REQUIRED TASK:
It is required that the lines from the top of the listing through the line with "const seriesNames = ['ZIF-4','ZIF-zni','agZIF-4'];" be reproduced exactly, excluding pictures.

start

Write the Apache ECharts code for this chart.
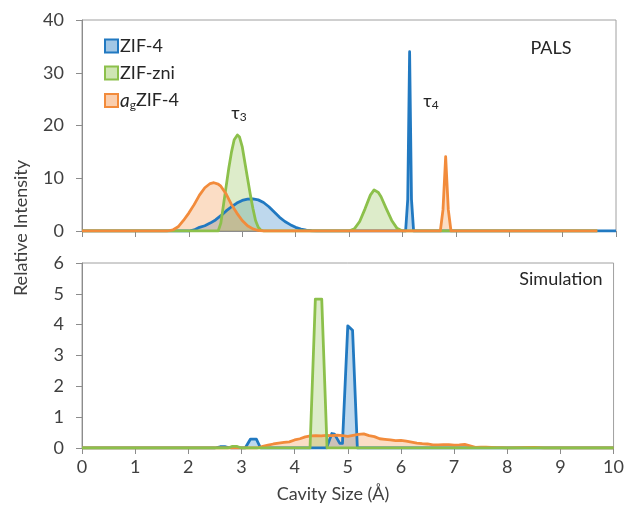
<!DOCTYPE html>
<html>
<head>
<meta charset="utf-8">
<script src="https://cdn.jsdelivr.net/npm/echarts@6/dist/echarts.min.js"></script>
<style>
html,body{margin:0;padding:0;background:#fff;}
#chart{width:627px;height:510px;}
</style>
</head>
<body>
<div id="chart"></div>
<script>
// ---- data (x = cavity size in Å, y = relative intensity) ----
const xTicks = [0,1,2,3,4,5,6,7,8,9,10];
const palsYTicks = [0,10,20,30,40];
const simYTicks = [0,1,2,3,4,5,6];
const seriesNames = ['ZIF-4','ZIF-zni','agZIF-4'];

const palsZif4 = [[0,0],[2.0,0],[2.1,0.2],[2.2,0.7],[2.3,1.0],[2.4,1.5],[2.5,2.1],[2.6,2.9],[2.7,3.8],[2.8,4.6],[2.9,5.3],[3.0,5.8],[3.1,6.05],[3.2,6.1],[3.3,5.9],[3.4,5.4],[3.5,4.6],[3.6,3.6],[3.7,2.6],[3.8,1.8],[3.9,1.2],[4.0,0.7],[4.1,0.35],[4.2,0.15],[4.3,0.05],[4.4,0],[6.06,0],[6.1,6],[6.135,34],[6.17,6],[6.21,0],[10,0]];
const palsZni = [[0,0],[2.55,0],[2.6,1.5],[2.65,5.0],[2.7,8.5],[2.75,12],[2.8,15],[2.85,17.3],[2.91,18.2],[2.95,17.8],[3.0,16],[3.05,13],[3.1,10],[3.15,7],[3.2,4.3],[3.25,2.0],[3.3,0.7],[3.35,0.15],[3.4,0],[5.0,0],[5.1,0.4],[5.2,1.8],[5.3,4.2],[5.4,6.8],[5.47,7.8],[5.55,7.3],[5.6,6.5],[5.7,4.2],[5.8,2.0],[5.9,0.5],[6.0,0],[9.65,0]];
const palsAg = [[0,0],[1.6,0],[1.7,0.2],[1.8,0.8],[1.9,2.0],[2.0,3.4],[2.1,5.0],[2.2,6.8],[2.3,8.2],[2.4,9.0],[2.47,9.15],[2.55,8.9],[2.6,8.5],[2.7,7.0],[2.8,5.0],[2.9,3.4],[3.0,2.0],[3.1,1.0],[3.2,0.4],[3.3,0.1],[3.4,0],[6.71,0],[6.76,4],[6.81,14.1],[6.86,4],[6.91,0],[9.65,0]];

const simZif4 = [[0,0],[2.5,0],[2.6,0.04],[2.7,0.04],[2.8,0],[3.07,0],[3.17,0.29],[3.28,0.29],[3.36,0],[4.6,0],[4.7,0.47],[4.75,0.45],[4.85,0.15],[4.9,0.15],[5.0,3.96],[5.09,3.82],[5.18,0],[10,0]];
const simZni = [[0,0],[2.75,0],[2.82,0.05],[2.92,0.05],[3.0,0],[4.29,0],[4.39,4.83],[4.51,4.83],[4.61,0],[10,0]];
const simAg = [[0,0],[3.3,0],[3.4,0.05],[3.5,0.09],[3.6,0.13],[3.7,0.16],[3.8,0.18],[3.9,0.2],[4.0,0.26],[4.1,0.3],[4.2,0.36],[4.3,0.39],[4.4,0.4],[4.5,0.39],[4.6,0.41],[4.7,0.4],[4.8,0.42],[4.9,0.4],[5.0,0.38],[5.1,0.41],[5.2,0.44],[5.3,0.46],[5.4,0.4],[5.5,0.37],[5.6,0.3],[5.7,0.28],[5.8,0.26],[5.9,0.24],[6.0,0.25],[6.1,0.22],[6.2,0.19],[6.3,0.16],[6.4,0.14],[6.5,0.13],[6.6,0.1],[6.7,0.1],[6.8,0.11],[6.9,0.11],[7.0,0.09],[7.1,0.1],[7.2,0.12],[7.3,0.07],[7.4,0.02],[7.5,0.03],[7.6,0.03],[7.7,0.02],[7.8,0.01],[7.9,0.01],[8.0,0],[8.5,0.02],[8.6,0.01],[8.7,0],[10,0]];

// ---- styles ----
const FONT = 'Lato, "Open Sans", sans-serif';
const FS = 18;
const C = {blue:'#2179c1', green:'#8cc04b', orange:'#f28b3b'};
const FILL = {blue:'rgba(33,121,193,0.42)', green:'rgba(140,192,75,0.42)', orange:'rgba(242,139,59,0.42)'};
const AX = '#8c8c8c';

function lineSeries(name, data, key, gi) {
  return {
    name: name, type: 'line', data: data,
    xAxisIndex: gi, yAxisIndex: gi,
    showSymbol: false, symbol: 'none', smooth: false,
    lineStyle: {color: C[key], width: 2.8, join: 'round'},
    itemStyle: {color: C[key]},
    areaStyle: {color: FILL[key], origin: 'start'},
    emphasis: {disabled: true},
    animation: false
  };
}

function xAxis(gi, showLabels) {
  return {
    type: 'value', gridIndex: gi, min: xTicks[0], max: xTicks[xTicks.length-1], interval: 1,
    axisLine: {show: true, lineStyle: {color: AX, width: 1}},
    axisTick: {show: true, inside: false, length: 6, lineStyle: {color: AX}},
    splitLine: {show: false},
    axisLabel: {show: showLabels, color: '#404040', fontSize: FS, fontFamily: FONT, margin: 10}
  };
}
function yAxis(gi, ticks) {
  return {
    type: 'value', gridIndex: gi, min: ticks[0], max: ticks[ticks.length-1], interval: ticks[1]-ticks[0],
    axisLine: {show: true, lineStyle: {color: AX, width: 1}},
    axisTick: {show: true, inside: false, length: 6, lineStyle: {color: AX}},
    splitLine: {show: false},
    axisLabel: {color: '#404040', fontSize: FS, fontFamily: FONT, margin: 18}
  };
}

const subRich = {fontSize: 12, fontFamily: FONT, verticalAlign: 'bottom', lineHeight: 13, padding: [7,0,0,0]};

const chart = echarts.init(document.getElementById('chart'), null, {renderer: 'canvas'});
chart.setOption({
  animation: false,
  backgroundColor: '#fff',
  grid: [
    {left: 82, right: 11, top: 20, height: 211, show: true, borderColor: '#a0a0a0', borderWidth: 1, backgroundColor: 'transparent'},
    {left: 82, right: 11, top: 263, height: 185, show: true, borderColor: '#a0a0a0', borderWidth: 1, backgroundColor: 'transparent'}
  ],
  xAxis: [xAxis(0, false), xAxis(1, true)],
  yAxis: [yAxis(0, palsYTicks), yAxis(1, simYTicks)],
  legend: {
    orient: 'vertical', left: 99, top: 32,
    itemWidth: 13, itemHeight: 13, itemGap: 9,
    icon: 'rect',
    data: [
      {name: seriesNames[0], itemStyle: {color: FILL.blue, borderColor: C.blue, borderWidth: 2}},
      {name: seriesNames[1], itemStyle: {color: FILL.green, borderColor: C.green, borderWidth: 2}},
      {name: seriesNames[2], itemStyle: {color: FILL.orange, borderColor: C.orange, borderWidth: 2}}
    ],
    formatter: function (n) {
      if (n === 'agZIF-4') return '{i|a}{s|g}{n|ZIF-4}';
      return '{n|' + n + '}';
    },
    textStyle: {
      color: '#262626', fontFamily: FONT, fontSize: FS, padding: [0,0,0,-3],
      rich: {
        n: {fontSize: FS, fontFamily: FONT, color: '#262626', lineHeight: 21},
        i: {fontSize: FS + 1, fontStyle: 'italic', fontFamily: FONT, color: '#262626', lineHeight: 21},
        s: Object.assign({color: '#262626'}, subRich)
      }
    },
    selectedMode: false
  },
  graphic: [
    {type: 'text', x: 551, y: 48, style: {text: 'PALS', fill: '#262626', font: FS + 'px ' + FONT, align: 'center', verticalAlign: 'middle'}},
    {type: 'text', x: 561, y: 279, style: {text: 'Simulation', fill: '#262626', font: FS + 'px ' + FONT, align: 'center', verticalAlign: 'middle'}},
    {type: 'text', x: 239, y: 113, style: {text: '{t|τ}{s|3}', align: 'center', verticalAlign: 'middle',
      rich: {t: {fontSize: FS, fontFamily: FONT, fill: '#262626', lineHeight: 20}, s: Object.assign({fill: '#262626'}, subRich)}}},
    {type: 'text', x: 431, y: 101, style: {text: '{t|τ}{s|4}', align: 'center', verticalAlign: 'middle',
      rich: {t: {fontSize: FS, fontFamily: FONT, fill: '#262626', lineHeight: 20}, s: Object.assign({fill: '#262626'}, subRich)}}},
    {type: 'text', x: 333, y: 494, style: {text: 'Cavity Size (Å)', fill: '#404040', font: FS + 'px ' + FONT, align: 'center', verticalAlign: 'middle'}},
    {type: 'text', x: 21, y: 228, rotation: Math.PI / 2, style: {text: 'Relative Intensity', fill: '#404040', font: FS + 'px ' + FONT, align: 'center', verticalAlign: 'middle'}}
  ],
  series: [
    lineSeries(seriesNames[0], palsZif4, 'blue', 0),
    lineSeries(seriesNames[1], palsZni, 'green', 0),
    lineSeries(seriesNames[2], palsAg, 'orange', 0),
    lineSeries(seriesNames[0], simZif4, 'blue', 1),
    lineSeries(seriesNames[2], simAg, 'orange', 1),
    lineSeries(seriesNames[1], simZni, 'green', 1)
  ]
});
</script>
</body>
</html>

end

EXERCISE SOLUTION:
Write the Apache ECharts code for this chart.
<!DOCTYPE html>
<html>
<head>
<meta charset="utf-8">
<script src="https://cdn.jsdelivr.net/npm/echarts@6/dist/echarts.min.js"></script>
<style>
html,body{margin:0;padding:0;background:#fff;}
#chart{width:627px;height:510px;}
</style>
</head>
<body>
<div id="chart"></div>
<script>
// ---- data (x = cavity size in Å, y = relative intensity) ----
const xTicks = [0,1,2,3,4,5,6,7,8,9,10];
const palsYTicks = [0,10,20,30,40];
const simYTicks = [0,1,2,3,4,5,6];
const seriesNames = ['ZIF-4','ZIF-zni','agZIF-4'];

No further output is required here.